Furton’s full letter to families:
“I’ve received a few questions recently about a book that is currently available to students in our High School Media Center and wanted to be sure that all parents had the same accurate information about this situation.
“Gender Queer: A Memoir is a 2019 graphic memoir written and illustrated by Maia Kobabe. The story recounts Kobabe’s adolescent and adult struggles related to gender identity and sexuality. Kobabe ultimately identifies as nonbinary. The book is controversial, having been banned by many school systems across the US. Critics of the book describe the imagery in this graphic novel as pornographic and inappropriate for even high school aged students. Supporters counter that the story is poignant and important for students struggling with questions similar to Kobabe’s – that the book’s unique storyline outweighs concerns over the imagery it contains.
“In Spring Lake there have been two complaints lodged against Gender Queer. District policy (attached) dictates that book complaints be made to the principal of the building where the book is located. The principal then consults with the superintendent and, when appropriate, a Material Review Committee is appointed to review the book. This mechanism is in place to assure that parents can challenge material that they feel should not be available to students, whatever their reasons. The review committee’s decision may be appealed to the Board of Education.

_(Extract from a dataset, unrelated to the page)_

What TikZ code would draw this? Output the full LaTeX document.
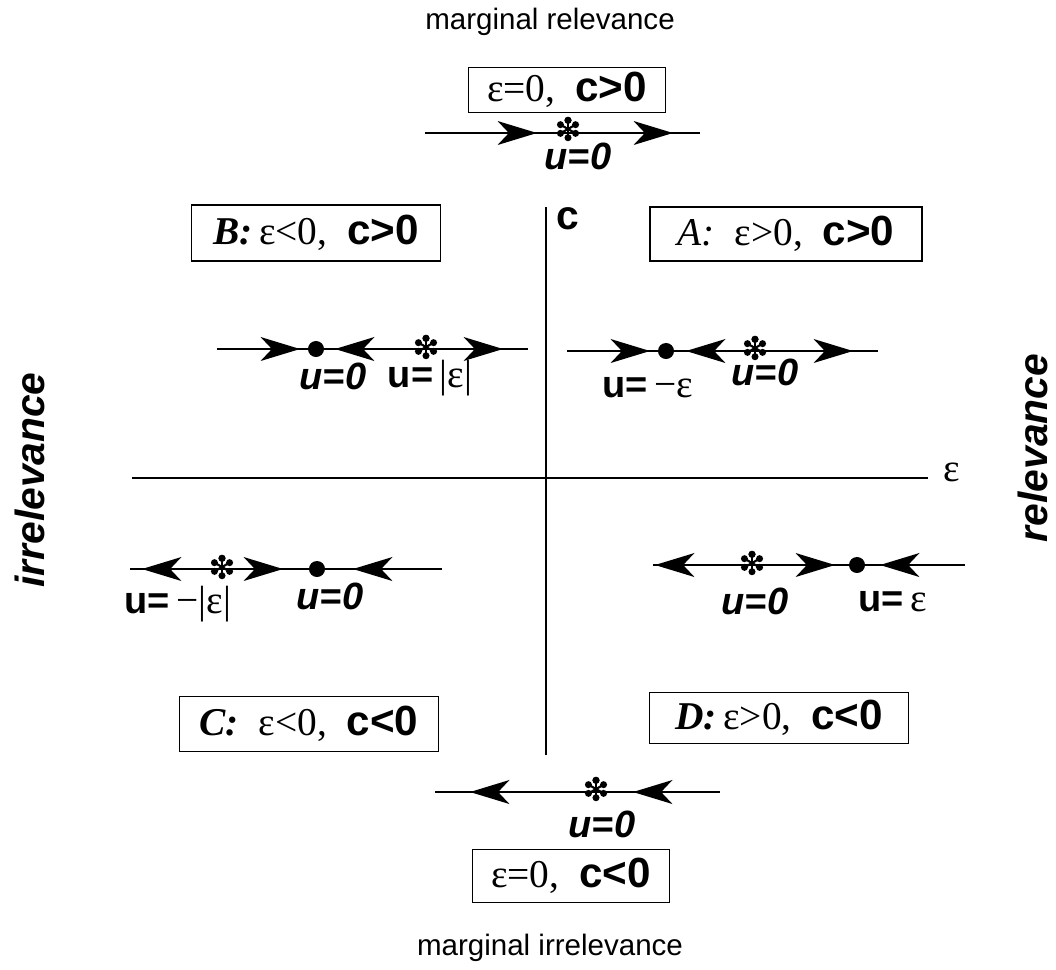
\documentclass[tikz,border=0pt]{standalone}
\usepackage{fontspec}
\setmainfont{Liberation Serif}
\setsansfont{Liberation Sans}
\usetikzlibrary{arrows.meta, positioning}

\tikzset{
  flow/.style={line width=1.3pt},
  axis/.style={line width=1.3pt},
  headR/.style={-{Stealth[length=28pt, width=17pt, inset=8pt]}, line width=1.3pt},
  casebox/.style={draw, line width=1.3pt, inner sep=0pt, font=\fontsize{28}{30}\selectfont},
  fixpt/.style={circle, fill, inner sep=0pt, minimum size=11.4pt},
  ulabel/.style={font=\sffamily\bfseries\itshape\fontsize{27}{30}\selectfont},
  vlabel/.style={font=\fontsize{28}{30}\selectfont},
  side/.style={font=\sffamily\bfseries\itshape\fontsize{29}{34}\selectfont, rotate=90, inner sep=0pt},
  title/.style={font=\sffamily\fontsize{21}{25}\selectfont},
  star/.pic={\foreach \a in {90,150,...,450} {\draw[line width=1.5pt] (0,0) -- (\a:5.5pt); \fill (\a:6.2pt) circle[radius=2.5pt];}}
}
\newcommand{\cgt}{\textsf{\bfseries\fontsize{30}{30}\selectfont c>0}}
\newcommand{\clt}{\textsf{\bfseries\fontsize{30}{30}\selectfont c<0}}
\newcommand{\ub}{\textsf{\bfseries\fontsize{27}{30}\selectfont u=}}

\begin{document}
\begin{tikzpicture}[x=0.025cm, y=-0.025cm]
		\useasboundingbox (0,0) rectangle (1056,969);
		% Titles and side labels:
		\node[title] (mrel) at (550,22) {marginal relevance};
		\node[title] (mirr) at (550,948) {marginal irrelevance};
		\node[side] (irr) at (30,480) {irrelevance};
		\node[side] (rel) at (1033,448) {relevance};
		% Axes:
		\coordinate (ctop) at (546,207);
		\coordinate (cbot) at (546,755);
		\coordinate (eleft) at (132,478);
		\coordinate (eright) at (928,478);
		\draw[axis] (cbot) -- (ctop);
		\draw[axis] (eleft) -- (eright);
		\node[font=\sffamily\bfseries\fontsize{29}{30}\selectfont] (clab) at (568,219) {c};
		\node[vlabel] (elab) at (952,472) {ε};
		% Boxes:
		\node[casebox, minimum width=4.925cm, minimum height=1.125cm] (box0p) at (567,90) {ε=0,\enspace\cgt};
		\node[casebox, minimum width=6.225cm, minimum height=1.4cm] (boxB) at (316,233) {\textbf{\textit{B:}}\,ε<0,\enspace\cgt};
		\node[casebox, minimum width=6.8cm, minimum height=1.35cm] (boxA) at (786,234) {\textit{A:}\enspace ε>0,\enspace\cgt};
		\node[casebox, minimum width=6.475cm, minimum height=1.375cm] (boxC) at (309,724) {\textbf{\textit{C:}}\enspace ε<0,\enspace\clt};
		\node[casebox, minimum width=6.475cm, minimum height=1.275cm] (boxD) at (779,718) {\textbf{\textit{D:}}\,ε>0,\enspace\clt};
		\node[casebox, minimum width=4.925cm, minimum height=1.325cm] (box0m) at (571,876) {ε=0,\enspace\clt};
		% Top flow, eps = 0, c > 0:
		\coordinate (t0) at (425,133);
		\coordinate (t1) at (700,133);
		\coordinate (ta) at (537,133);
		\coordinate (tb) at (673,133);
		\draw[flow] (t0) -- (t1);
		\draw[headR] ([xshift=-20pt]ta) -- (ta);
		\draw[headR] ([xshift=-20pt]tb) -- (tb);
		\pic at (568,129) {star};
		\node[ulabel] (tu) at (578,156) {u=0};
		% B flow:
		\coordinate (b0) at (217,349);
		\coordinate (b1) at (528,349);
		\coordinate (ba) at (300,349);
		\coordinate (bb) at (335,349);
		\coordinate (bc) at (503,349);
		\draw[flow] (b0) -- (b1);
		\draw[headR] ([xshift=-20pt]ba) -- (ba);
		\draw[headR] ([xshift=20pt]bb) -- (bb);
		\draw[headR] ([xshift=-20pt]bc) -- (bc);
		\node[fixpt] (bdot) at (316,349) {};
		\pic at (426,347) {star};
		\node[ulabel] (bu0) at (333,376) {u=0};
		\node[vlabel] (bue) at (430,378) {\ub\,|ε|};
		% A flow:
		\coordinate (a0) at (567,351);
		\coordinate (a1) at (878,351);
		\coordinate (aa) at (650,351);
		\coordinate (ab) at (686,351);
		\coordinate (ac) at (853,351);
		\draw[flow] (a0) -- (a1);
		\draw[headR] ([xshift=-20pt]aa) -- (aa);
		\draw[headR] ([xshift=20pt]ab) -- (ab);
		\draw[headR] ([xshift=-20pt]ac) -- (ac);
		\node[fixpt] (adot) at (666,351) {};
		\pic at (755,348) {star};
		\node[vlabel] (aue) at (648,388) {\ub\,−ε};
		\node[ulabel] (au0) at (765,372) {u=0};
		% C flow:
		\coordinate (c0) at (130,569);
		\coordinate (c1) at (442,569);
		\coordinate (ca) at (142,569);
		\coordinate (cb) at (283,569);
		\coordinate (cc) at (353,569);
		\draw[flow] (c0) -- (c1);
		\draw[headR] ([xshift=20pt]ca) -- (ca);
		\draw[headR] ([xshift=-20pt]cb) -- (cb);
		\draw[headR] ([xshift=20pt]cc) -- (cc);
		\node[fixpt] (cdot) at (317,569) {};
		\pic at (222,567) {star};
		\node[vlabel] (cue) at (178,604) {\ub\,−|ε|};
		\node[ulabel] (cu0) at (330,596) {u=0};
		% D flow:
		\coordinate (d0) at (653,565);
		\coordinate (d1) at (965,565);
		\coordinate (da) at (655,565);
		\coordinate (db) at (835,565);
		\coordinate (dc) at (880,565);
		\draw[flow] (d0) -- (d1);
		\draw[headR] ([xshift=20pt]da) -- (da);
		\draw[headR] ([xshift=-20pt]db) -- (db);
		\draw[headR] ([xshift=20pt]dc) -- (dc);
		\node[fixpt] (ddot) at (857,565) {};
		\pic at (752,563) {star};
		\node[ulabel] (du0) at (755,601) {u=0};
		\node[vlabel] (due) at (893,602) {\ub\,ε};
		% Bottom flow, eps = 0, c < 0:
		\coordinate (m0) at (435,792);
		\coordinate (m1) at (720,792);
		\coordinate (ma) at (470,792);
		\coordinate (mb) at (633,792);
		\draw[flow] (m0) -- (m1);
		\draw[headR] ([xshift=20pt]ma) -- (ma);
		\draw[headR] ([xshift=20pt]mb) -- (mb);
		\pic at (596,789) {star};
		\node[ulabel] (mu) at (602,824) {u=0};
	\end{tikzpicture}
\end{document}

With regard to Gender Queer, the Material Review Committee met and determined that maintaining the book served a greater interest (combating isolation, affirming a child’s reality) than restricting access or removing the book altogether. There is, to be sure, ample room for disagreement on that decision. The complainants had the option of appealing the decision to the Board of Education and neither did.
“This leaves us with a bit of a controversy swirling within the community. Some parents and community members are unhappy that the District has purchased the book and continues to make it available. The District continues to rely on our book complaint policy and to trust that the process for challenging material works while understanding that the existence of this policy is recognition of the fact that we will not find universal agreement as to the merit of some books.
“It is important to have a policy that allows for the challenge of materials. At the same time, it is important to trust staff to make informed decisions about the selection and purchase of materials. If a parent disagrees with these decisions, in addition to filing a complaint, District policy assures the parent the right to prohibit their child from checking out the book from District media centers. Interested parents can forbid their child from checking out any book by contacting the building’s media center staff – then, the District’s circulation system will prohibit staff from checking out the named book to that student. That’s the balance we strike, and while it is not the balance some would seek, it recognizes the interests of all parties.
“I’m not writing to you today to convince you of the merit of Gender Queer or to defend the decision of the committee. My purpose in sending this letter is to share the reason the committee kept the book (above in bold and underlined) and to spell out the policy that protects parental rights.
“This has been a remarkable start to the school year. Staff and students have brought an energy and enthusiasm to their work that is impressive by even our always high expectations. Thank you, as always, for entrusting your wonderful children to our care.
“Dennis Furton, Superintendent”
Editor’s Note: The article has been revised to clarify the decision-making process as to whether or not to ban a book.